TASK PROMPT: Reproduce every line of the listing as written, apart from the pictures.

SUPPLIED INFORMATION:
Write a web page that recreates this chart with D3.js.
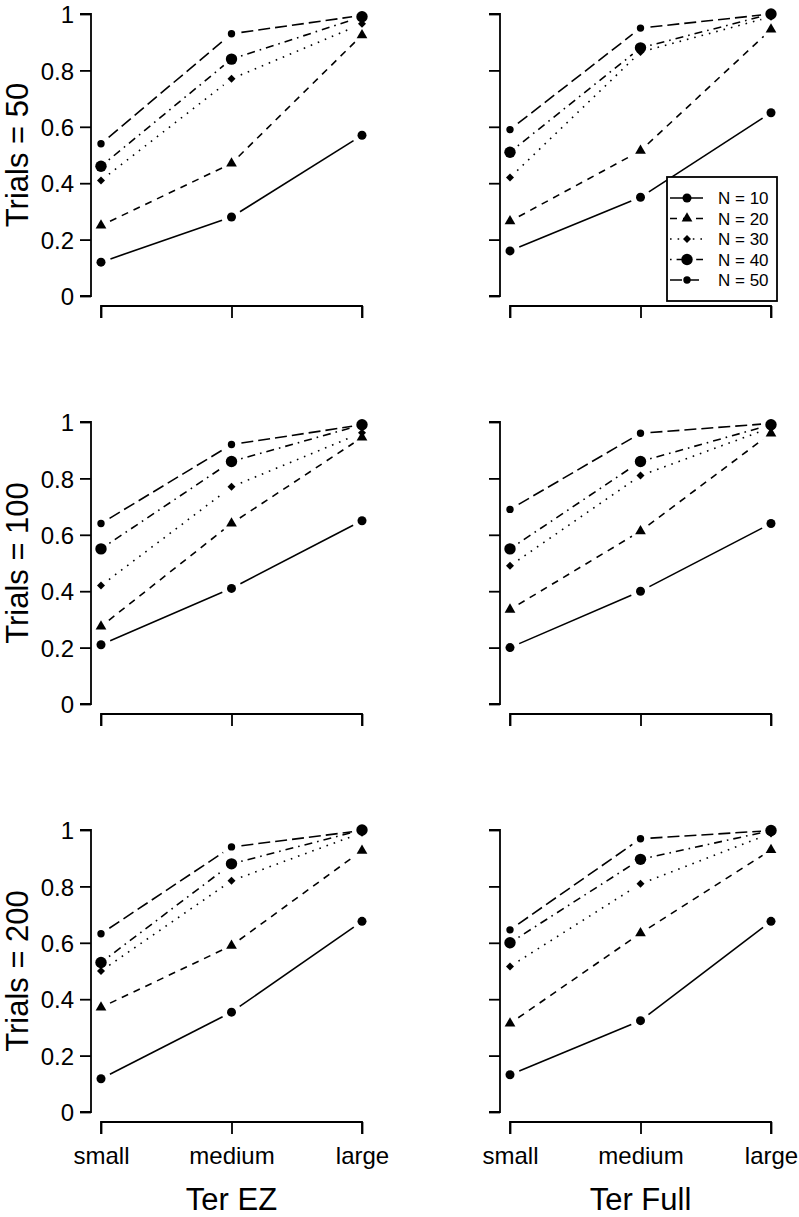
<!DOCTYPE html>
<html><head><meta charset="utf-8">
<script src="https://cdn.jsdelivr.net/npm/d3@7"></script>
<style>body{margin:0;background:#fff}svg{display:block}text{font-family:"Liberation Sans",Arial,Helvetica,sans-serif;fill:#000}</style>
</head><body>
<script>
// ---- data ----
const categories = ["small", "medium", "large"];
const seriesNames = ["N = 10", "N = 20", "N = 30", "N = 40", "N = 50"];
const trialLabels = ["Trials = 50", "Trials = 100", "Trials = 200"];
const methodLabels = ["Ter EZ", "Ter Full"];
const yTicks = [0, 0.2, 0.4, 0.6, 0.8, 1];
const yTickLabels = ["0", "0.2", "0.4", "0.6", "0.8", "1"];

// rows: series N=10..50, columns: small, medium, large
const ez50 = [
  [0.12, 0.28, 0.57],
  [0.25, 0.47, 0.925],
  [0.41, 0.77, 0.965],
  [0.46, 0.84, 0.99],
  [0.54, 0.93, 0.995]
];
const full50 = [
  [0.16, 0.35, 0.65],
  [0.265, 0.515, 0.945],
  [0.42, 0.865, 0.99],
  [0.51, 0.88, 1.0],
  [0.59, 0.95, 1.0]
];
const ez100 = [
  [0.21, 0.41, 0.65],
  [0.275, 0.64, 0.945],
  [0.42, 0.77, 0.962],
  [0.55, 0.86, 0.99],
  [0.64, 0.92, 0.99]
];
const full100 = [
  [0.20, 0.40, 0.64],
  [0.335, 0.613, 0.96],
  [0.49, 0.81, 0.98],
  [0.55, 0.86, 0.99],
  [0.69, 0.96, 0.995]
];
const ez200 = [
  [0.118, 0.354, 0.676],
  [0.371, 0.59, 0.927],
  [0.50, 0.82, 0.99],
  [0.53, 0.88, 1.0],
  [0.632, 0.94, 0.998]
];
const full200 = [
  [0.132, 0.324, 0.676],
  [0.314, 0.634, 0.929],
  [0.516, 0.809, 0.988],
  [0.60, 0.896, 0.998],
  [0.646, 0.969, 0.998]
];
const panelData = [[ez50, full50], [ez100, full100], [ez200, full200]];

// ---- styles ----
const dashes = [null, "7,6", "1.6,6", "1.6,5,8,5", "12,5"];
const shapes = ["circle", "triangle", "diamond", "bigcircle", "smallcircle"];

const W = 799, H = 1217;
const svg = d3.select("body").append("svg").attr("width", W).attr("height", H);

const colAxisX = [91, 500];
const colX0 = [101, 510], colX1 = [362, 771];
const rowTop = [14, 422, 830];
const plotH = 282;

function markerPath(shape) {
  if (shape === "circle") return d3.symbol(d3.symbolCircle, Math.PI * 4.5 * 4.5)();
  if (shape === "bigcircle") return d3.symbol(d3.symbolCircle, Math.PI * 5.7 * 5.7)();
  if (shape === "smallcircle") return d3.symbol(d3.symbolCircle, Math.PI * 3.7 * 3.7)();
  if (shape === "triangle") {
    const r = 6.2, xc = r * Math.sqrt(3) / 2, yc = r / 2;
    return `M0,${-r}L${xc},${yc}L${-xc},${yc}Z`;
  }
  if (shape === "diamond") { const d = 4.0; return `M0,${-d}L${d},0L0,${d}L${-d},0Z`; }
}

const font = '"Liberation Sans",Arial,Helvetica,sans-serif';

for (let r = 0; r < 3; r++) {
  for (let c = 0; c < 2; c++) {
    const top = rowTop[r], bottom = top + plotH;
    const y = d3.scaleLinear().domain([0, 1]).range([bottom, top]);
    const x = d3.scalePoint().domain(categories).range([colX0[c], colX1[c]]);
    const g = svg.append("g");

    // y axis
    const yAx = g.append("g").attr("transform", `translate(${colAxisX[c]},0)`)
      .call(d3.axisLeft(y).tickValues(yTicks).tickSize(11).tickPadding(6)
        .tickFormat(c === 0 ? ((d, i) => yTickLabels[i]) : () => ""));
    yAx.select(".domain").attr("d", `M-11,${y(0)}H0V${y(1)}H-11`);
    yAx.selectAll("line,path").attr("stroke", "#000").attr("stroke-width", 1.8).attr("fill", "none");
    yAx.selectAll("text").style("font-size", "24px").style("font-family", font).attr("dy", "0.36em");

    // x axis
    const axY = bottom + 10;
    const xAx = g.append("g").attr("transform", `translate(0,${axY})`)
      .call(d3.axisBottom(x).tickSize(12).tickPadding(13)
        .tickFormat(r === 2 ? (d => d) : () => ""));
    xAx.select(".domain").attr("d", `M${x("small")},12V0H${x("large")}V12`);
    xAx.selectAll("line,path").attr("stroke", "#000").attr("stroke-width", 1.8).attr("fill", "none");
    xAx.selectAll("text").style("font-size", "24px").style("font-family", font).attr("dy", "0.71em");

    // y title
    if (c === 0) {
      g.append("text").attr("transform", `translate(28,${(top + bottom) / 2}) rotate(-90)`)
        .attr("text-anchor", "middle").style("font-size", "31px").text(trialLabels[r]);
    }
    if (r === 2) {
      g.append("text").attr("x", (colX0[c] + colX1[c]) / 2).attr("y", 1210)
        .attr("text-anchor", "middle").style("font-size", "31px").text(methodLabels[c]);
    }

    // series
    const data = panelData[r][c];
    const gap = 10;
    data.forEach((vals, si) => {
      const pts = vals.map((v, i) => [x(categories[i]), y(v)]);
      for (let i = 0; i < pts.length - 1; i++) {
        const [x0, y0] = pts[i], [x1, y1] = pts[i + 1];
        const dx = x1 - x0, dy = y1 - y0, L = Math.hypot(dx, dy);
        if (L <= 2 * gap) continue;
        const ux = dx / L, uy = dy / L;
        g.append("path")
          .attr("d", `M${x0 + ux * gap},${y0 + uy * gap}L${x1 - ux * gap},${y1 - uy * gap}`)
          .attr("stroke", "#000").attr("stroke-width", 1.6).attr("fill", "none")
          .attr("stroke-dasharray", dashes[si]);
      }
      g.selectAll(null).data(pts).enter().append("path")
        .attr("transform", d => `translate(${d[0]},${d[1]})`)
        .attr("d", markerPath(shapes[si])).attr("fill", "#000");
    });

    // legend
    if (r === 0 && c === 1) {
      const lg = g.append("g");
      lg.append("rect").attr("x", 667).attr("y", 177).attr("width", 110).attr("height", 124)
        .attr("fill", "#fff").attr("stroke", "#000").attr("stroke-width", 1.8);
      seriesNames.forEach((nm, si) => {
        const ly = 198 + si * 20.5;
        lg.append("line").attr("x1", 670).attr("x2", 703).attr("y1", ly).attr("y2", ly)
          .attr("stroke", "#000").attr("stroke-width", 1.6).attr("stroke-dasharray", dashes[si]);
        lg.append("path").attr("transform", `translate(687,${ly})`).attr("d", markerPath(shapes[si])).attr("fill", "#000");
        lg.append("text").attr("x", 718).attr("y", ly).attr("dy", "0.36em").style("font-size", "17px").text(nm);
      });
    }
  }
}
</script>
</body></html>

SOLUTION TO THIS EXERCISE:
Write a web page that recreates this chart with D3.js.
<!DOCTYPE html>
<html><head><meta charset="utf-8">
<script src="https://cdn.jsdelivr.net/npm/d3@7"></script>
<style>body{margin:0;background:#fff}svg{display:block}text{font-family:"Liberation Sans",Arial,Helvetica,sans-serif;fill:#000}</style>
</head><body>
<script>
// ---- data ----
const categories = ["small", "medium", "large"];
const seriesNames = ["N = 10", "N = 20", "N = 30", "N = 40", "N = 50"];
const trialLabels = ["Trials = 50", "Trials = 100", "Trials = 200"];
const methodLabels = ["Ter EZ", "Ter Full"];
const yTicks = [0, 0.2, 0.4, 0.6, 0.8, 1];
const yTickLabels = ["0", "0.2", "0.4", "0.6", "0.8", "1"];

// rows: series N=10..50, columns: small, medium, large
const ez50 = [
  [0.12, 0.28, 0.57],
  [0.25, 0.47, 0.925],
  [0.41, 0.77, 0.965],
  [0.46, 0.84, 0.99],
  [0.54, 0.93, 0.995]
];
const full50 = [
  [0.16, 0.35, 0.65],
  [0.265, 0.515, 0.945],
  [0.42, 0.865, 0.99],
  [0.51, 0.88, 1.0],
  [0.59, 0.95, 1.0]
];
const ez100 = [
  [0.21, 0.41, 0.65],
  [0.275, 0.64, 0.945],
  [0.42, 0.77, 0.962],
  [0.55, 0.86, 0.99],
  [0.64, 0.92, 0.99]
];
const full100 = [
  [0.20, 0.40, 0.64],
  [0.335, 0.613, 0.96],
  [0.49, 0.81, 0.98],
  [0.55, 0.86, 0.99],
  [0.69, 0.96, 0.995]
];
const ez200 = [
  [0.118, 0.354, 0.676],
  [0.371, 0.59, 0.927],
  [0.50, 0.82, 0.99],
  [0.53, 0.88, 1.0],
  [0.632, 0.94, 0.998]
];
const full200 = [
  [0.132, 0.324, 0.676],
  [0.314, 0.634, 0.929],
  [0.516, 0.809, 0.988],
  [0.60, 0.896, 0.998],
  [0.646, 0.969, 0.998]
];
const panelData = [[ez50, full50], [ez100, full100], [ez200, full200]];

// ---- styles ----
const dashes = [null, "7,6", "1.6,6", "1.6,5,8,5", "12,5"];
const shapes = ["circle", "triangle", "diamond", "bigcircle", "smallcircle"];

const W = 799, H = 1217;
const svg = d3.select("body").append("svg").attr("width", W).attr("height", H);

const colAxisX = [91, 500];
const colX0 = [101, 510], colX1 = [362, 771];
const rowTop = [14, 422, 830];
const plotH = 282;

function markerPath(shape) {
  if (shape === "circle") return d3.symbol(d3.symbolCircle, Math.PI * 4.5 * 4.5)();
  if (shape === "bigcircle") return d3.symbol(d3.symbolCircle, Math.PI * 5.7 * 5.7)();
  if (shape === "smallcircle") return d3.symbol(d3.symbolCircle, Math.PI * 3.7 * 3.7)();
  if (shape === "triangle") {
    const r = 6.2, xc = r * Math.sqrt(3) / 2, yc = r / 2;
    return `M0,${-r}L${xc},${yc}L${-xc},${yc}Z`;
  }
  if (shape === "diamond") { const d = 4.0; return `M0,${-d}L${d},0L0,${d}L${-d},0Z`; }
}

const font = '"Liberation Sans",Arial,Helvetica,sans-serif';

for (let r = 0; r < 3; r++) {
  for (let c = 0; c < 2; c++) {
    const top = rowTop[r], bottom = top + plotH;
    const y = d3.scaleLinear().domain([0, 1]).range([bottom, top]);
    const x = d3.scalePoint().domain(categories).range([colX0[c], colX1[c]]);
    const g = svg.append("g");

    // y axis
    const yAx = g.append("g").attr("transform", `translate(${colAxisX[c]},0)`)
      .call(d3.axisLeft(y).tickValues(yTicks).tickSize(11).tickPadding(6)
        .tickFormat(c === 0 ? ((d, i) => yTickLabels[i]) : () => ""));
    yAx.select(".domain").attr("d", `M-11,${y(0)}H0V${y(1)}H-11`);
    yAx.selectAll("line,path").attr("stroke", "#000").attr("stroke-width", 1.8).attr("fill", "none");
    yAx.selectAll("text").style("font-size", "24px").style("font-family", font).attr("dy", "0.36em");

    // x axis
    const axY = bottom + 10;
    const xAx = g.append("g").attr("transform", `translate(0,${axY})`)
      .call(d3.axisBottom(x).tickSize(12).tickPadding(13)
        .tickFormat(r === 2 ? (d => d) : () => ""));
    xAx.select(".domain").attr("d", `M${x("small")},12V0H${x("large")}V12`);
    xAx.selectAll("line,path").attr("stroke", "#000").attr("stroke-width", 1.8).attr("fill", "none");
    xAx.selectAll("text").style("font-size", "24px").style("font-family", font).attr("dy", "0.71em");

    // y title
    if (c === 0) {
      g.append("text").attr("transform", `translate(28,${(top + bottom) / 2}) rotate(-90)`)
        .attr("text-anchor", "middle").style("font-size", "31px").text(trialLabels[r]);
    }
    if (r === 2) {
      g.append("text").attr("x", (colX0[c] + colX1[c]) / 2).attr("y", 1210)
        .attr("text-anchor", "middle").style("font-size", "31px").text(methodLabels[c]);
    }

    // series
    const data = panelData[r][c];
    const gap = 10;
    data.forEach((vals, si) => {
      const pts = vals.map((v, i) => [x(categories[i]), y(v)]);
      for (let i = 0; i < pts.length - 1; i++) {
        const [x0, y0] = pts[i], [x1, y1] = pts[i + 1];
        const dx = x1 - x0, dy = y1 - y0, L = Math.hypot(dx, dy);
        if (L <= 2 * gap) continue;
        const ux = dx / L, uy = dy / L;
        g.append("path")
          .attr("d", `M${x0 + ux * gap},${y0 + uy * gap}L${x1 - ux * gap},${y1 - uy * gap}`)
          .attr("stroke", "#000").attr("stroke-width", 1.6).attr("fill", "none")
          .attr("stroke-dasharray", dashes[si]);
      }
      g.selectAll(null).data(pts).enter().append("path")
        .attr("transform", d => `translate(${d[0]},${d[1]})`)
        .attr("d", markerPath(shapes[si])).attr("fill", "#000");
    });

    // legend
    if (r === 0 && c === 1) {
      const lg = g.append("g");
      lg.append("rect").attr("x", 667).attr("y", 177).attr("width", 110).attr("height", 124)
        .attr("fill", "#fff").attr("stroke", "#000").attr("stroke-width", 1.8);
      seriesNames.forEach((nm, si) => {
        const ly = 198 + si * 20.5;
        lg.append("line").attr("x1", 670).attr("x2", 703).attr("y1", ly).attr("y2", ly)
          .attr("stroke", "#000").attr("stroke-width", 1.6).attr("stroke-dasharray", dashes[si]);
        lg.append("path").attr("transform", `translate(687,${ly})`).attr("d", markerPath(shapes[si])).attr("fill", "#000");
        lg.append("text").attr("x", 718).attr("y", ly).attr("dy", "0.36em").style("font-size", "17px").text(nm);
      });
    }
  }
}
</script>
</body></html>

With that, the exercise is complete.